### Records provided

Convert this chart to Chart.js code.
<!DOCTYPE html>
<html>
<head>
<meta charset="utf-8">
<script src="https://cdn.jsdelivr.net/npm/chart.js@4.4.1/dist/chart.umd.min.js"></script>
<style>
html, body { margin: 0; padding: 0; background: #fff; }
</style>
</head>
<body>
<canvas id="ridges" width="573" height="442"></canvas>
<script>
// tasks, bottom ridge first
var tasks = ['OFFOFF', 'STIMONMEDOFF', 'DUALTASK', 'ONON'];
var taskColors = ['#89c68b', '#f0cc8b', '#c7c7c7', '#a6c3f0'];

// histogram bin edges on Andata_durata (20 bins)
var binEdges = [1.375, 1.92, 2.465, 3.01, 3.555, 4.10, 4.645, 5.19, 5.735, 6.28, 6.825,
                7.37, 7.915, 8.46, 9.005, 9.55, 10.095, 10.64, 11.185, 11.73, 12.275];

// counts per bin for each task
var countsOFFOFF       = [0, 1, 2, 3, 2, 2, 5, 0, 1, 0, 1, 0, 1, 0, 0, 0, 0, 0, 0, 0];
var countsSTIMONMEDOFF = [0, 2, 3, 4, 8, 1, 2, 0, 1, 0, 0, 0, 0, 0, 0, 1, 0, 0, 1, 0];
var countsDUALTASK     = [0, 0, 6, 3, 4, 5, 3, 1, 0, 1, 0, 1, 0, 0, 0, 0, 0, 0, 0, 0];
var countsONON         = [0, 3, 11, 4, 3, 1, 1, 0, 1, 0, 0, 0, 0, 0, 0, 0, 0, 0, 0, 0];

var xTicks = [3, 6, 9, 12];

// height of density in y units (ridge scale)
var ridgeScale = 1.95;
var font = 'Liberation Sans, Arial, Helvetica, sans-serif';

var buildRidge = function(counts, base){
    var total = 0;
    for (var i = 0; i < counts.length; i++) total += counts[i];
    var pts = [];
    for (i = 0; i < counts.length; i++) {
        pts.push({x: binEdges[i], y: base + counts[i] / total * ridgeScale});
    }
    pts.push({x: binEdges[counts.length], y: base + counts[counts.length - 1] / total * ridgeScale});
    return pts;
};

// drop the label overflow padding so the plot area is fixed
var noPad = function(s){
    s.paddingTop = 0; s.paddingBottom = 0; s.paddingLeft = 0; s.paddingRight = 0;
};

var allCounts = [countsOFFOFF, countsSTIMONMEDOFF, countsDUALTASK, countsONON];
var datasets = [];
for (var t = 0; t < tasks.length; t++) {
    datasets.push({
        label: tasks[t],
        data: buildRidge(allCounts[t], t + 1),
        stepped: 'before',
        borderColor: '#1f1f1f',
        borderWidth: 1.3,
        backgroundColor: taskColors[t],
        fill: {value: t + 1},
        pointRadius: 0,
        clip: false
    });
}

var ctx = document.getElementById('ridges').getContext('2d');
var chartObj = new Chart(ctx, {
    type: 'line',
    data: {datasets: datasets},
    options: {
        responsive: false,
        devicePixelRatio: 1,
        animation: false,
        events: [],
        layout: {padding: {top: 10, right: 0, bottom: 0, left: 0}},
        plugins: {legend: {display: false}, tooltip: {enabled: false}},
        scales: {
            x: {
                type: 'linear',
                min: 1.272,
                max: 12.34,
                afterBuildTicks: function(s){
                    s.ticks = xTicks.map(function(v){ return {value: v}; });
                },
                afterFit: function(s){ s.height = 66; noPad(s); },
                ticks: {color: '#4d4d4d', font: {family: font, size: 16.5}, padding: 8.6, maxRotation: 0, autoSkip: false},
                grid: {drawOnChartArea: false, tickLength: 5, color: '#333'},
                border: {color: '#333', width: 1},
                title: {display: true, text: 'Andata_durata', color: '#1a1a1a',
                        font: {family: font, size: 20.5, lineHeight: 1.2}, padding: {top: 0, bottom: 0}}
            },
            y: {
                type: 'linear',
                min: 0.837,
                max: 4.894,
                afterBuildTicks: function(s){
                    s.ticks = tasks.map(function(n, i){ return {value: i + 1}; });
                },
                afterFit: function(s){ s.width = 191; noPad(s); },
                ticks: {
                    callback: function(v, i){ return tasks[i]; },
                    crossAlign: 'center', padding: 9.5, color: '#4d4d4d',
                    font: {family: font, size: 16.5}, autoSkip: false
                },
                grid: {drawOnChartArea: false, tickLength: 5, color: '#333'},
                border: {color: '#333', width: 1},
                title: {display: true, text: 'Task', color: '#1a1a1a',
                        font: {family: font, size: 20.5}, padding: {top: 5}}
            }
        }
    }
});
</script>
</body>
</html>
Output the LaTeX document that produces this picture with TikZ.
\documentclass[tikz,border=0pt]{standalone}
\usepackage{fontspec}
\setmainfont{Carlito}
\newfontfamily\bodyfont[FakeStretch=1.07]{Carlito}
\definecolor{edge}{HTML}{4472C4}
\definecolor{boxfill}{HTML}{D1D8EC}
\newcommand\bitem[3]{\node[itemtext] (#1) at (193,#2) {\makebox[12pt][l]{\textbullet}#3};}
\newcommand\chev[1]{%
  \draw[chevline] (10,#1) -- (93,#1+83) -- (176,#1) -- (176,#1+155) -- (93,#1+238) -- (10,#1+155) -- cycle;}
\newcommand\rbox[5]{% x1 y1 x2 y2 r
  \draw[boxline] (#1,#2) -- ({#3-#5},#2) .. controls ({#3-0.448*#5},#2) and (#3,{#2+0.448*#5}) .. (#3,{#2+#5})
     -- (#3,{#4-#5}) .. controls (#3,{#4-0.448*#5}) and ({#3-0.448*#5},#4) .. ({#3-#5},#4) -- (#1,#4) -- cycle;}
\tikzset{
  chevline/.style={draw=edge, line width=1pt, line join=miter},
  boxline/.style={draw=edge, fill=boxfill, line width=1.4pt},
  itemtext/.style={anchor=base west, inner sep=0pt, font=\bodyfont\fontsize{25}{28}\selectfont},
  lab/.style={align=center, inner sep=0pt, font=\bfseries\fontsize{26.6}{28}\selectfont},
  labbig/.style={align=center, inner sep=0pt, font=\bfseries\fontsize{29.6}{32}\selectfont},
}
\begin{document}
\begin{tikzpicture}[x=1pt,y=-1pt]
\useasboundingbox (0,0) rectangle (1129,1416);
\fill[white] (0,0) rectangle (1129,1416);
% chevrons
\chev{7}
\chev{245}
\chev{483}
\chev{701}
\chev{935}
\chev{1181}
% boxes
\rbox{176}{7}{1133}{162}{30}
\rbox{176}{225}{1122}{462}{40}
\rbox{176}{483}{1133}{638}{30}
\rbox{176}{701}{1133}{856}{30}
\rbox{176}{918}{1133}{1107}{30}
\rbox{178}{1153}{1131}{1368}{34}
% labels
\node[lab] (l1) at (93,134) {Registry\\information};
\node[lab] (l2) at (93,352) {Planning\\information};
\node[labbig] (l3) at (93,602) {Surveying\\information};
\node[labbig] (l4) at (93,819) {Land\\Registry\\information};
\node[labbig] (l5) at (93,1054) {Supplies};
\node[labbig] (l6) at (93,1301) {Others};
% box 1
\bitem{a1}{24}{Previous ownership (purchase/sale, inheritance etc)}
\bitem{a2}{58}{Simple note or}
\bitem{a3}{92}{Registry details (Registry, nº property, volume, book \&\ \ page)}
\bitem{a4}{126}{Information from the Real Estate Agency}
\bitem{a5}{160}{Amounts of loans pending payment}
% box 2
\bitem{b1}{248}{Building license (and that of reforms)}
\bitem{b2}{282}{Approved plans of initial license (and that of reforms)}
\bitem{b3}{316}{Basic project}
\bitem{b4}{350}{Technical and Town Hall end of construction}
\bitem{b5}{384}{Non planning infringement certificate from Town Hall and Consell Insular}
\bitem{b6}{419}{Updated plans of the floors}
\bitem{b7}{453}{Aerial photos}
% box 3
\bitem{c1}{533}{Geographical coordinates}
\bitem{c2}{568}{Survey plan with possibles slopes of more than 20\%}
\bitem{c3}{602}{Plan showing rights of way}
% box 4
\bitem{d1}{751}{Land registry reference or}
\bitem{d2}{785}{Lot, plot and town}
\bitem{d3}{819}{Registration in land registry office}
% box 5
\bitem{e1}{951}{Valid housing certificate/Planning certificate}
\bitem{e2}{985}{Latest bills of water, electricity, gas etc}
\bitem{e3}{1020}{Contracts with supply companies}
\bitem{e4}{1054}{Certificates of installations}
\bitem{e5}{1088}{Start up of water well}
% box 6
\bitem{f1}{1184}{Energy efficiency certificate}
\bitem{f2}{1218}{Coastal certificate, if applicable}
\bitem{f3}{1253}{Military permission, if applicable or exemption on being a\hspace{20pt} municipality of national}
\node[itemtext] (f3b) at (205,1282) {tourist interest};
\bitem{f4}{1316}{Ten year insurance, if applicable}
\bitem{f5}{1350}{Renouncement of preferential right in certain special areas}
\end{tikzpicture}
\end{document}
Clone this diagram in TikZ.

### Given task
From the listing, copy every line where the string "that" appears.

### Written solution
Output the LaTeX document that produces this picture with TikZ.
\bitem{b1}{248}{Building license (and that of reforms)}
\bitem{b2}{282}{Approved plans of initial license (and that of reforms)}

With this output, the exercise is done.